Winning streaks are the same, mostly. It’s hard to win five games in a row, and it always has been. It’s exceptionally hard to win 10 games in a row, and it always has been. It’s wildly, unfathomably hard to win 15 games in a row, and it always has been. When you get to 20, it’s looped back around to normal, as you forget yourself and expect baseball to be predictable again, but that’s always going to be the case.
There’s a caveat, in that baseball used to be a touch more inequitable. There were teams like the Cleveland Spiders and Kansas City Athletics that existed because the Washington Generals were too good at playing baseball, and they allowed teams to fatten up. Teams at the turn of the century would play six-game series, too, which certainly made a difference. There is absolutely a reason why the list of longest streaks throughout history are slanted toward the older teams.
The overall point still stands. Baseball isn’t supposed to work like this, and that simple truth hasn’t changed too much throughout history. It also leads us to our next point ...

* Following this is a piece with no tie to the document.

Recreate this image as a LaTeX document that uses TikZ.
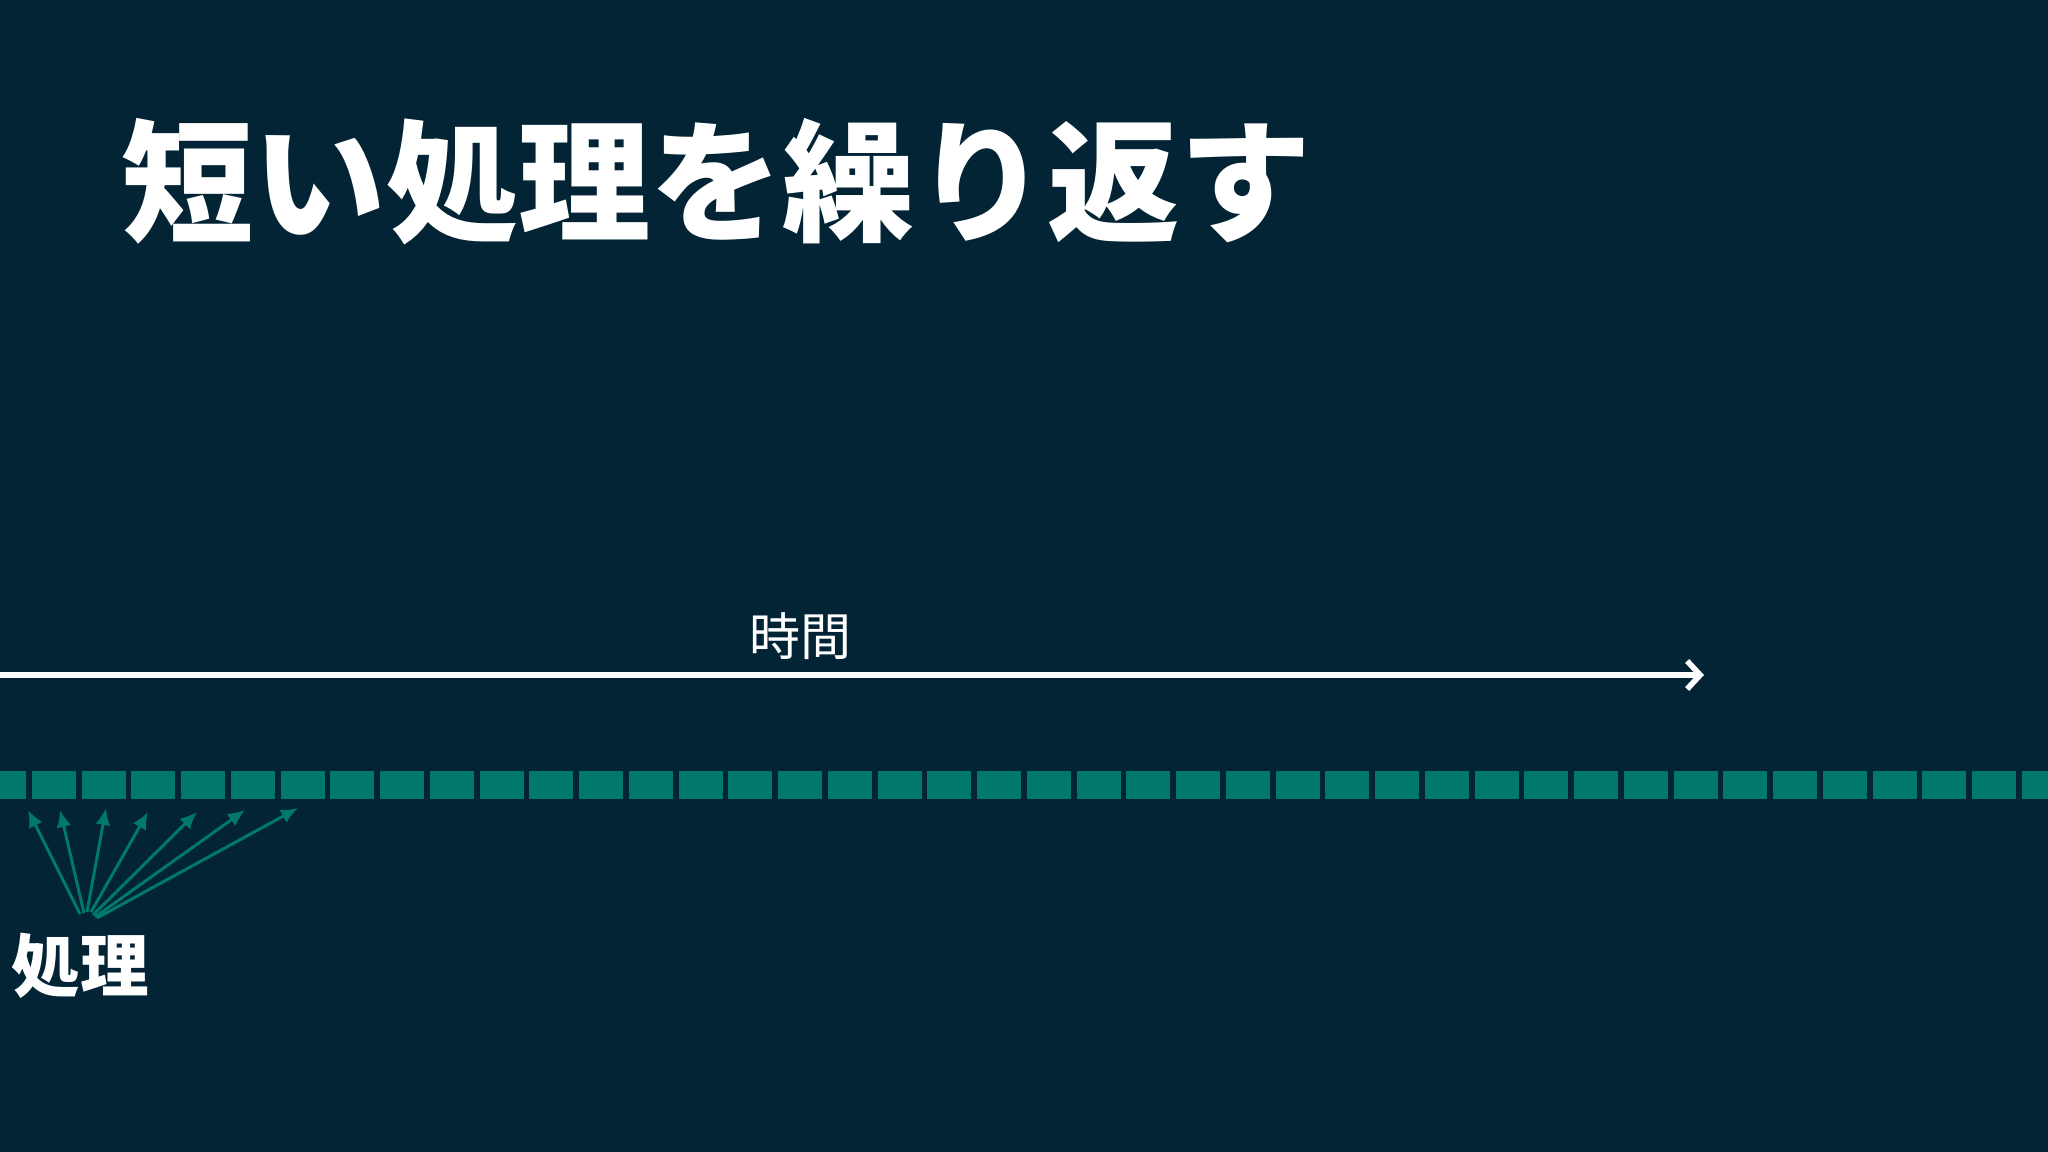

Winning streaks like this let you forget that baseball isn’t supposed to work like this
As a Warriors fan, I’ve seen how other sports work. The Warriors have the best players, and unless one of them gets hurt, they should win. Not they might or they could, but they should, so long as everyone stays healthy. Steph Curry’s night is the rough equivalent of Mike Trout getting 20 to 30 plate appearances, 20 to 30 chances to help his team with his speed, and 20 to 30 chances to help his team in the field. Multiply that by 10 to account for his teammates and the bench, and you understand why basketball is different.
A team with Trout, Altuve, Bryant, Simmons, Votto, Arenado, Goldschmidt, and Stanton with Corey Kluber pitching wouldn’t win every nine-inning game, but they would probably win most of their 40-inning games. Basketball players control more of what happens in every game. There are fewer basketball players working together at the same time. It helps filter out the weird.

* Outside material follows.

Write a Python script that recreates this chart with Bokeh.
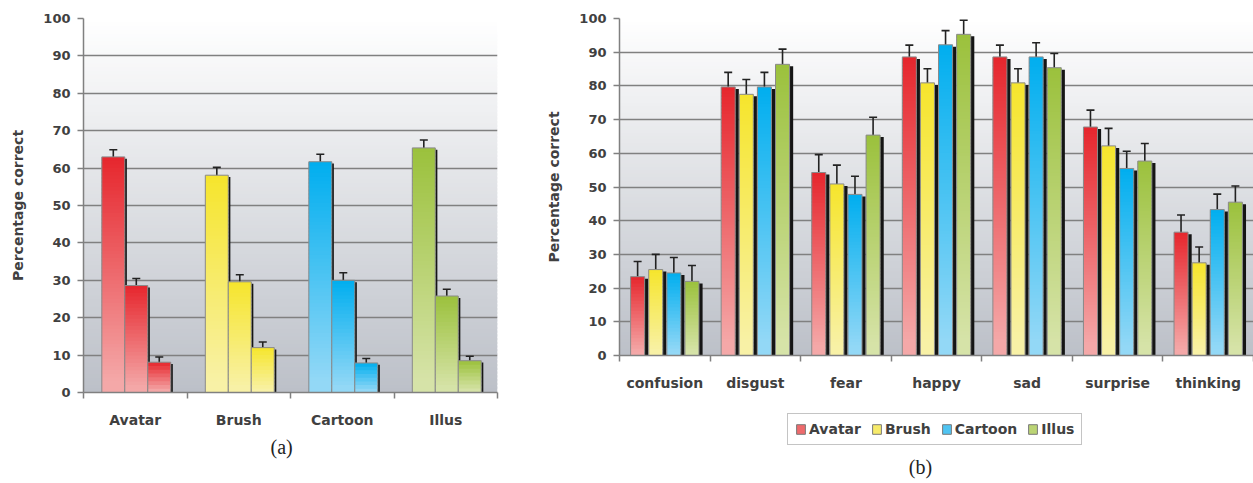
import numpy as np
from bokeh.plotting import figure
from bokeh.layouts import row, column
from bokeh.models import (Range1d, FixedTicker, ColumnDataSource, Whisker, TeeHead,
                          Legend, LegendItem, Title, Label)
from bokeh.embed import file_html
from bokeh.resources import INLINE

# ---------------- data: panel (a) ----------------
styles_a = ["Avatar", "Brush", "Cartoon", "Illus"]
a_bar1 = [63.0, 58.1, 61.7, 65.4]
a_bar2 = [28.6, 29.6, 30.0, 25.8]
a_bar3 = [8.1, 12.0, 7.9, 8.5]
a_err1 = [1.9, 2.1, 2.0, 2.1]
a_err2 = [1.9, 1.9, 2.0, 1.8]
a_err3 = [1.4, 1.5, 1.2, 1.2]

# ---------------- data: panel (b) ----------------
emotions = ["confusion", "disgust", "fear", "happy", "sad", "surprise", "thinking"]
series_b = ["Avatar", "Brush", "Cartoon", "Illus"]
b_avatar = [23.4, 79.7, 54.3, 88.6, 88.6, 67.8, 36.6]
b_brush = [25.5, 77.5, 50.9, 80.9, 80.9, 62.2, 27.5]
b_cartoon = [24.5, 79.7, 47.8, 92.2, 88.6, 55.5, 43.3]
b_illus = [22.0, 86.4, 65.4, 95.3, 85.4, 57.7, 45.5]
b_avatar_err = [4.5, 4.3, 5.3, 3.5, 3.5, 5.0, 5.1]
b_brush_err = [4.5, 4.4, 5.6, 4.2, 4.2, 5.2, 4.7]
b_cartoon_err = [4.6, 4.3, 5.4, 4.2, 4.2, 5.1, 4.6]
b_illus_err = [4.7, 4.5, 5.3, 4.2, 4.2, 5.2, 4.8]

y_ticks = list(range(0, 101, 10))

# ---------------- style ----------------
FONT = "DejaVu Sans"
TXT = "#404040"
GRID = "#808080"
COLORS = {
    "Avatar": ("#E6262D", "#F4A8A8"),
    "Brush": ("#F6E52C", "#F8F1A6"),
    "Cartoon": ("#00AEEF", "#93D8F6"),
    "Illus": ("#9BC13C", "#D6E3A8"),
}
MID = {"Avatar": "#EE6A6C", "Brush": "#F7EB6A", "Cartoon": "#4FC4F2", "Illus": "#BBD474"}
BG_TOP = "#FFFFFF"
BG_BOT = "#BCC0C8"
NAN = float("nan")


def h2r(h):
    return tuple(int(h[i:i + 2], 16) for i in (1, 3, 5))


def mix(c1, c2, t):
    a, b = h2r(c1), h2r(c2)
    return "#%02x%02x%02x" % tuple(int(round(x + (y - x) * t)) for x, y in zip(a, b))


def add_background(p, x0, x1):
    n = 100
    edges = np.linspace(0, 100, n + 1)
    bottoms = [float(v) for v in edges[:-1]]
    tops = [float(v) + 0.6 for v in edges[1:]]
    cols = [mix(BG_BOT, BG_TOP, (b + 0.5) / 100.0) for b in bottoms]
    p.quad(left=[x0] * n, right=[x1] * n, bottom=bottoms, top=tops, fill_color=cols,
           line_color=None, level="image")


def add_bars(p, xs, vals, series, width, sdx, sdy):
    top_c, bot_c = COLORS[series]
    p.vbar(x=[x + sdx for x in xs], top=[v - sdy for v in vals], width=width,
           fill_color="#151515", line_color=None)
    L, R, B, T, C = [], [], [], [], []
    for x, v in zip(xs, vals):
        nsl = max(6, int(round(v)))
        for k in range(nsl):
            b = v * k / nsl
            t = v * (k + 1) / nsl
            frac = 1.0 - (k + 0.5) / nsl
            L.append(x - width / 2)
            R.append(x + width / 2)
            B.append(b)
            T.append(min(v, t + 0.6))
            C.append(mix(top_c, bot_c, min(1.0, frac * 1.05)))
    p.quad(left=L, right=R, bottom=B, top=T, fill_color=C, line_color=None)
    p.vbar(x=xs, top=vals, width=width, fill_alpha=0, line_color="#8a8a8a", line_width=1)


def add_err(p, xs, vals, errs, size):
    src = ColumnDataSource(dict(x=xs, upper=[v + e for v, e in zip(vals, errs)],
                                lower=[v - e for v, e in zip(vals, errs)]))
    w = Whisker(source=src, base="x", upper="upper", lower="lower",
                line_color="#222222", line_width=1.6,
                upper_head=TeeHead(size=size, line_color="#222222", line_width=1.6),
                lower_head=TeeHead(size=size, line_color="#222222", line_width=1.6))
    p.add_layout(w)


def make_fig(fw, fh, n, labels, bl, br, bb):
    p = figure(frame_width=fw, frame_height=fh, x_range=Range1d(-0.5, n - 0.5),
               y_range=Range1d(0, 100),
               output_backend="svg", toolbar_location=None,
               min_border_left=bl, min_border_right=br, min_border_top=18, min_border_bottom=bb)
    p.outline_line_color = None
    p.background_fill_color = "white"
    p.border_fill_color = "white"
    p.xgrid.visible = False
    p.ygrid.grid_line_color = GRID
    p.ygrid.grid_line_width = 1.5
    p.yaxis.ticker = FixedTicker(ticks=y_ticks)
    p.yaxis.major_tick_out = 6
    p.yaxis.major_tick_in = 0
    p.yaxis.minor_tick_out = 0
    p.yaxis.minor_tick_in = 0
    p.yaxis.major_label_standoff = 7
    p.yaxis.axis_label = "Percentage correct"
    p.yaxis.axis_label_standoff = 14
    p.xaxis.ticker = FixedTicker(ticks=list(range(n)), minor_ticks=[i - 0.5 for i in range(n + 1)])
    p.xaxis.major_label_overrides = {i: lab for i, lab in enumerate(labels)}
    p.xaxis.major_tick_out = 0
    p.xaxis.major_tick_in = 0
    p.xaxis.minor_tick_out = 6
    p.xaxis.minor_tick_in = 0
    p.xaxis.major_label_standoff = 13
    for ax in (p.xaxis, p.yaxis):
        ax.axis_line_color = GRID
        ax.axis_line_width = 1.5
        ax.major_tick_line_color = GRID
        ax.major_tick_line_width = 1.5
        ax.minor_tick_line_color = GRID
        ax.minor_tick_line_width = 1.5
        ax.major_label_text_font = FONT
        ax.major_label_text_font_style = "bold"
        ax.major_label_text_color = TXT
        ax.axis_label_text_font = FONT
        ax.axis_label_text_font_style = "bold"
        ax.axis_label_text_color = TXT
        ax.axis_label_text_font_size = "14px"
    p.yaxis.major_label_text_font_size = "13px"
    p.xaxis.major_label_text_font_size = "14px"
    add_background(p, -0.5, n - 0.5)
    return p


# ---------------- panel (a) ----------------
pa = make_fig(414, 374, 4, styles_a, 83, 32, 91)
wa = 0.222
for j, (vals, errs) in enumerate([(a_bar1, a_err1), (a_bar2, a_err2), (a_bar3, a_err3)]):
    for i, s in enumerate(styles_a):
        x = i + (j - 1) * wa + 0.01
        add_bars(pa, [x], [vals[i]], s, wa, 0.02, 0.5)
        add_err(pa, [x], [vals[i]], [errs[i]], 8)
pa.add_layout(Title(text="(a)", align="left", offset=187, standoff=6,
                    text_font="Liberation Serif", text_font_size="20px",
                    text_font_style="normal", text_color="#222222"), "below")

# ---------------- panel (b) ----------------
pb = make_fig(634, 337, 7, emotions, 90, 0, 45)
wb = 0.155
slot = 0.2
b_vals = [b_avatar, b_brush, b_cartoon, b_illus]
b_errs = [b_avatar_err, b_brush_err, b_cartoon_err, b_illus_err]
for j, s in enumerate(series_b):
    xs = [i + (j - 1.5) * slot for i in range(len(emotions))]
    add_bars(pb, xs, b_vals[j], s, wb, 0.04, 0.6)
    add_err(pb, xs, b_vals[j], b_errs[j], 8)

# ---------------- legend strip under panel (b) ----------------
pl = figure(frame_width=724, frame_height=83, x_range=Range1d(0, 724), y_range=Range1d(0, 83),
            output_backend="svg", toolbar_location=None, x_axis_location=None,
            y_axis_location=None, min_border=0)
pl.outline_line_color = None
pl.grid.visible = False
pl.background_fill_color = "white"
pl.border_fill_color = "white"
items = []
for s in series_b:
    # legend swatch proxy (no visible mark)
    r = pl.quad(left=[NAN], right=[NAN], top=[NAN], bottom=[NAN],
                fill_color=MID[s], line_color="#7a7a7a")
    items.append(LegendItem(label=s, renderers=[r]))
leg = Legend(items=items, orientation="horizontal", location=(258, 38),
             label_text_font=FONT, label_text_font_style="bold", label_text_font_size="14px",
             label_text_color=TXT, glyph_width=11, glyph_height=12, label_standoff=3,
             spacing=10, padding=7, margin=0, border_line_color="#8a8a8a",
             border_line_width=1, background_fill_color="white", label_height=14)
pl.add_layout(leg)
pl.add_layout(Label(x=301, y=17, x_units="screen", y_units="screen", text="(b)",
                    text_align="center", text_baseline="middle",
                    text_font="Liberation Serif", text_font_size="20px", text_color="#222222"))

layout = row(pa, column(pb, pl))
open("out.html", "w").write(file_html(layout, INLINE))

A winning streak of 15 or more makes you forget that about baseball. It makes you feel as if it’s like other sports, that it isn’t something controlled by unlucky bounces and lucky skips. Baseball is a game that can turn when the slugger takes a ball right down the middle on the first pitch and regrets it for the rest of the afternoon. It’s why a 10-game winning streak is so rare, much less a 21-game streak. There should always be a player on the other team who stumbles into a bases-clearing double at the right time. There should always be a player on your team who stumbles into an umpire at the wrong time. The greatest teams in baseball history lost about 30 percent of the time for a reason.
And yet the Indians will never lose again because you’ve forgotten this. I love that. It feels like baseball is broken, and I love the suspension of disbelief.
The Indians have won and won and won and won and won and won and won and won and won and won and won and won and won and won and won and won and won and won and won and won and won again. It’s a beautiful thing, nearly impossible to root against, even if you thought you didn’t have any rooting interests. You probably do. You probably should.
Because the Indians have won 21 straight, and I’ve already set a reminder for Thursday’s game. I’m going to text some people who are tangentially interested in baseball, at best. The Indians have won 21 straight, and baseball doesn’t make sense anymore. That’s the best part.